Pour l'heure, le Snasea conseille à ses adhérents, pour la nouvelle campagne de stages, qui va débuter d'ici à l'été, « la plus grande prudence » quant à l'accueil des étudiants pour des stages de plus de trois mois et il les invite à saisir, avec les organismes de formation, leurs autorités de tarification. L'Aforts et le GNI ont d'ailleurs aussi déjà incité les établissements de formation à alerter l'ensemble des financeurs du secteur : directions départementales des affaires sanitaires et sociales, conseils généraux, organismes de sécurité sociale, ministère de la Justice, etc. Ils les ont enjoints également à adresser des courriers aux conseils régionaux, qui ne peuvent plus désormais se désintéresser du bon déroulement des formations sociales. Car il y a maintenant urgence à obtenir, tant pour les centres de formation que pour les employeurs, des garanties sur les modalités financières d'accompagnement du décret et le maintien de la qualité de l'alternance. « Les établissements prennent leur responsabilité dans la formation, aux financeurs de prendre les leurs. La loi s'impose à tous », résume Jean-Luc Durnez, directeur général du SOP. La Fegapei (Fédération nationale des associations de parents et amis employeurs et gestionnaires d'établissements et services pour personnes handicapées mentales) a, pour sa part, décidé qu'elle ne communiquerait à ses adhérents sur la question de la gratification que lorsqu'elle connaîtra la position de la DGAS. Une position qui se fait toujours attendre, bien que cette administration ait assuré en début de semaine aux ASH qu'elle étudiait les modalités d'application de la mesure.

Décidée à accélérer les choses, l'Unifed devait adresser en fin de semaine une lettre à Xavier Bertrand pour l'interpeller sur la question de la gratification et lui faire part de ses inquiétudes sur les risques de blocage du système de formation en travail social. L'Aforts, qui avait sollicité la semaine dernière sur le sujet le directeur de cabinet de la secrétaire d'Etat à la solidarité, Valérie Létard, devait rencontrer le 22 février le GNI et le Snasea afin d'envisager une stratégie commune. Le GNI, qui, la veille, devait également réunir son bureau, envisageait également d'interpeller Xavier Bertrand.
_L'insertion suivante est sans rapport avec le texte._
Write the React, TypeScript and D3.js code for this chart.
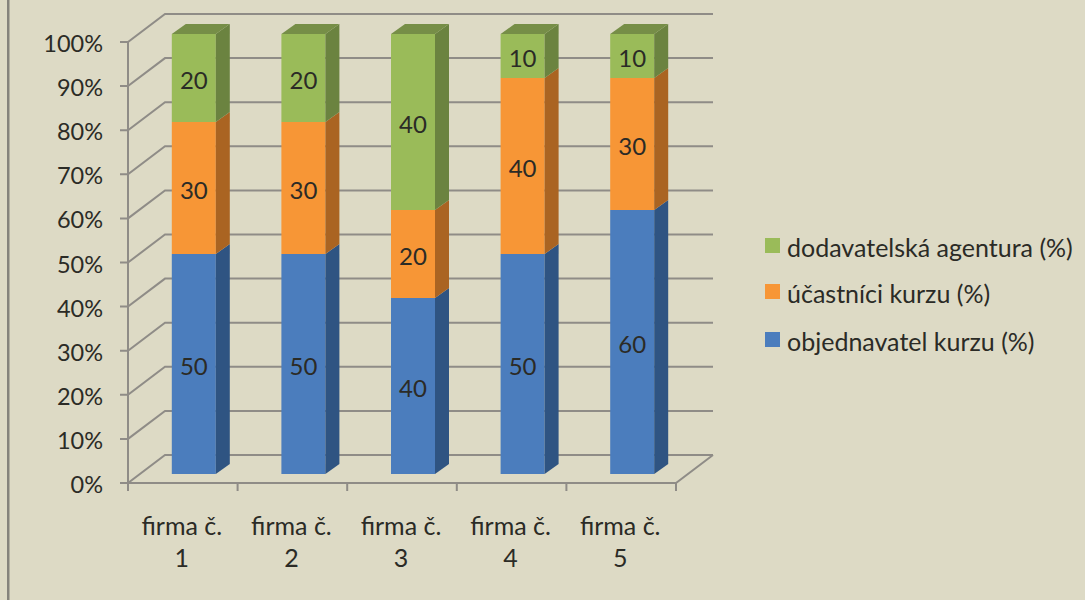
import React from "react";
import * as d3 from "d3";

const firms = ["1", "2", "3", "4", "5"];
const clientShare = [50, 50, 40, 50, 60];
const participantShare = [30, 30, 20, 40, 30];
const agencyShare = [20, 20, 40, 10, 10];
const ticks = [0, 10, 20, 30, 40, 50, 60, 70, 80, 90, 100];

const seriesKeys = ["client", "participants", "agency"];
const seriesColors: Record<string, { front: string; side: string; top: string }> = {
  client: { front: "#4b7dbd", side: "#2f5482", top: "#3a6397" },
  participants: { front: "#f79636", side: "#aa6422", top: "#b9702a" },
  agency: { front: "#9abb59", side: "#6b8340", top: "#768e47" },
};
const legendItems = [
  { key: "agency", label: "dodavatelská agentura (%)", y: 246 },
  { key: "participants", label: "účastníci kurzu (%)", y: 292 },
  { key: "client", label: "objednavatel kurzu (%)", y: 340 },
];

const FONT = "Lato, 'Open Sans', sans-serif";
const INK = "#2b2b26";
const GRID = "#8f8c87";

// Oblique projection: wall depth and bar depth as screen offsets.
const wall = { dx: 37, dy: -28 };
const bar = { dx: 14, dy: -10, width: 44 };

export default function App() {
  const axisY = d3.scaleLinear().domain([0, 100]).range([483, 42]);
  const barY = d3.scaleLinear().domain([0, 100]).range([474, 34]);
  const x = d3.scaleBand().domain(firms).range([128, 676]);
  const rows = firms.map((firm, i) => ({
    firm,
    client: clientShare[i],
    participants: participantShare[i],
    agency: agencyShare[i],
  }));
  const stacked = d3.stack<any>().keys(seriesKeys)(rows);
  const barLeft = (firm: string) => x(firm)! + x.bandwidth() / 2 - 11;
  const right = x.range()[1];
  const left = x.range()[0];
  const tickEdges = [...firms.map((f) => x(f)!), right];

  return (
    <svg
      width={1085}
      height={600}
      style={{ position: "absolute", left: 0, top: 0, display: "block" }}
      fontFamily={FONT}
    >
      <rect width={1085} height={600} fill="#dddac5" />
      <rect x={7} width={2.5} height={600} fill="#85837c" />

      {/* back wall gridlines and their returns along the side wall */}
      <g stroke={GRID} strokeWidth={2} fill="none">
        {ticks.map((t) => (
          <path
            key={t}
            d={`M${left - 8},${axisY(t)}H${left}L${left + wall.dx},${axisY(t) + wall.dy}H${right + wall.dx}`}
          />
        ))}
        <path d={`M${left},${axisY(100)}V${axisY(0) + 8}`} />
        <path
          d={`M${left},${axisY(0)}H${right}L${right + wall.dx},${axisY(0) + wall.dy}`}
        />
        {tickEdges.map((e) => (
          <path key={e} d={`M${e},${axisY(0)}v8`} />
        ))}
      </g>

      {/* stacked 3D columns */}
      {rows.map((row) => (
        <g key={row.firm}>
          {stacked.map((s) => {
            const d = s.find((p) => p.data.firm === row.firm)!;
            const c = seriesColors[s.key];
            const x0 = barLeft(row.firm);
            const x1 = x0 + bar.width;
            const yTop = barY(d[1]);
            const yBottom = barY(d[0]);
            return (
              <g key={s.key}>
                <rect x={x0} y={yTop} width={bar.width} height={yBottom - yTop} fill={c.front} />
                <path
                  d={`M${x1},${yTop}l${bar.dx},${bar.dy}V${yBottom + bar.dy}L${x1},${yBottom}Z`}
                  fill={c.side}
                />
                {d[1] === 100 && (
                  <path
                    d={`M${x0},${yTop}l${bar.dx},${bar.dy}h${bar.width}l${-bar.dx},${-bar.dy}Z`}
                    fill={c.top}
                  />
                )}
                <text
                  x={x0 + bar.width / 2}
                  y={(yTop + yBottom) / 2 + 1}
                  fontSize={24}
                  textAnchor="middle"
                  dominantBaseline="central"
                  fill={INK}
                >
                  {d[1] - d[0]}
                </text>
              </g>
            );
          })}
        </g>
      ))}

      {/* percentage axis */}
      {ticks.map((t) => (
        <text
          key={t}
          x={103}
          y={axisY(t) + 1}
          fontSize={23.5}
          textAnchor="end"
          dominantBaseline="central"
          fill={INK}
        >
          {t}%
        </text>
      ))}

      {/* firm axis */}
      {firms.map((f) => (
        <text key={f} fontSize={25} textAnchor="middle" fill={INK}>
          <tspan x={x(f)! + x.bandwidth() / 2 - 1} y={535}>
            firma č.
          </tspan>
          <tspan x={x(f)! + x.bandwidth() / 2 - 1} y={567}>
            {f}
          </tspan>
        </text>
      ))}

      {/* legend */}
      {legendItems.map((l) => (
        <g key={l.key}>
          <rect x={765} y={l.y - 8} width={15} height={15} fill={seriesColors[l.key].front} />
          <text x={787} y={l.y + 1} fontSize={25} dominantBaseline="central" fill={INK}>
            {l.label}
          </text>
        </g>
      ))}
    </svg>
  );
}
D'autant qu'un certain nombre de questions sur le périmètre exact du décret reste, selon lui, en suspens : les étudiants bénéficiaires des Assedic sont-ils concernés par la mesure ? La gratification s'ajoute-t-elle aux bourses ? Les stages effectués au sein des collectivités locales ou des hôpitaux sont-ils visés ? « Autant d'incertitudes, précise Jean-Michel Godet, qui doivent être levées afin que nous puissions informer correctement nos étudiants et ne pas créer des désillusions. » Quant aux voies de sortie possible de la situation actuelle, l'une des pistes que souhaite explorer le GNI serait de s'inspirer du système de gratification des formations paramédicales, transférées elles aussi aux régions. Pourquoi l'Etat, suivant ce modèle, ne compenserait-il pas la gratification due aux stagiaires auprès des régions, qui redistribueraient les sommes aux centres de formation, à charge pour eux de les répartir auprès des bénéficiaires, quel que soit leur terrain d'accueil ?

Notes

(1) Voir ASH n° 2544 du 8-02-08, p. 17.

(2) Voir l'enquête « Pauvres étudiants », ASH Magazine n° 25, janvier-février 2008, p. 14.